Ne var ki, Yüce Allah, bunu değil, başka bir şey istiyordu. Belirgin ve eşi bulunmaz bir metod koymayı istiyordu. Cemaat, hareket ve akidenin bir arada ve aynı zamanda oluşmasını istiyordu. Cemaat ve hareketi akideyle, akideyi de cemaat ve hareketle oluşturmak istiyordu. Akidenin, cemaata fiili bir pratik olmasını, cemaatin fiili hareket kaynağının da akide olmasını istiyordu.

Yüce Allah, nefis ve cemaatların bir gün - bir gecede oluşamayacağını elbette ki biliyordu.

Şu halde akidevî kuruluşun, nefis ve cemaatin kuruluşuyla aynı anda gerçekleşmesi şarttı. Öyle ki akidevi yapı olgunluğuna eriştiği zaman, bunun canlı ve pratik görüntüsünün cemaat olması lazımdı.

İslâm Dini'nin tabiatı budur. Bu tabiatı bilmek zorundayız. Bu tabiat; beşeri teorilerin baskısına yenilmiş aceleci insanların arzularına uydurulup değiştirilemez, ilk İslâm ümmeti, İslâm'ın bu özelliği korunarak varlık âlemine çıkmıştır. Bu ümmeti, Yüce Allah'ın ilk defa oluşturduğu gibi varlık alemine çıkarmanın değişmez yolu da budur. Bu ümmetin bir kere daha varlık alemine çıkması isteniyorsa izlenecek yol budur.

Bu bakımdan hareketli ve gelişken bir ortamda bulunması gereken canlı İslâm akidesini, kültürel bilgi ve araştırmaya yarayan mücerred bir nazariyyeye dönüştürme çabalarının hata ve tehlikesini görmek zorundayız.

İslâm akidesi, yıkılmaya mahkum beşeri nazariyelere İslâmi bir nazariye ile karşı koyayım diye bir kültürel meta haline getirilemez. Çünkü bu akidenin canlı gönüllerde, pratik bir yönetimde ve etraftaki cahiliyeye karşı koyan hareketin içinde yaşatılması gerekiyor. Cahiliye ortamından çekilip alınan taraftarlarının gönlündeki cahilî tortuları temizleyen bir hareket olarak da yaşatılması gerekiyor.

Bu özelliğe sahip bir akideyse; gönül, akıl ve hayatta öylesine büyük, derin ve geniş bir yer işgal eder ki, bunun nazariyye ve nazarî derslerle kıyaslanmasına imkan yoktur.

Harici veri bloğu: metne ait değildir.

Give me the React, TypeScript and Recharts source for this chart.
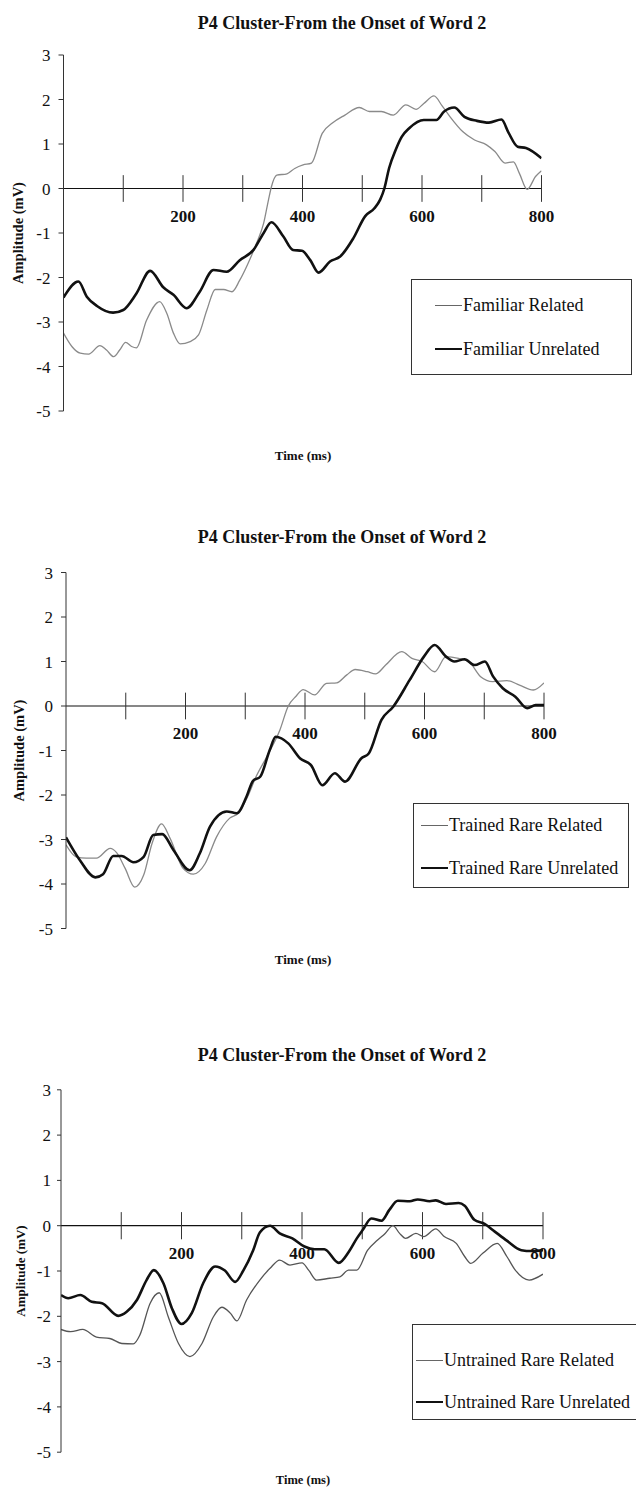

Ama her şey, bundan da ibaret değildir.

İslâm'ın ilâhlığa, evrensel varlığa, insan ve hayata bakışı; mükemmel ve kapsamlı bir düşüncenin ifadesidir. Bu kapsayıcılık ve mükemmelliği yanında gerçekçi bir düşüncedir aynı zamanda. Bu özelliğinden dolayı da kültürel ve zihinsel bir düşünceden ibaret kalmayı istemez. Çünkü bu, onun tabiat ve gayesine aykırı bir şeydir. Bu bakımdan akidenin insanlar tarafından yaşanması, canlı bir örgüt ve pratik bir hareket içinde temsil edilmesi zorunludur.

Akidevî kuruluşun yolu; insanların içinde canlı bir örgüt ve pratik bir hareket ortamında gelişmeyi zorunlu kılar. Çünkü pratik yön tamamlanmadan teorik yön tamamlanamaz. Her iki yön bir arada bulunup tamamlanır. Çünkü bu akide teorik yönünden kopmadan canlı bir pratiğe dönüşmüş olmayı gerektirmektedir.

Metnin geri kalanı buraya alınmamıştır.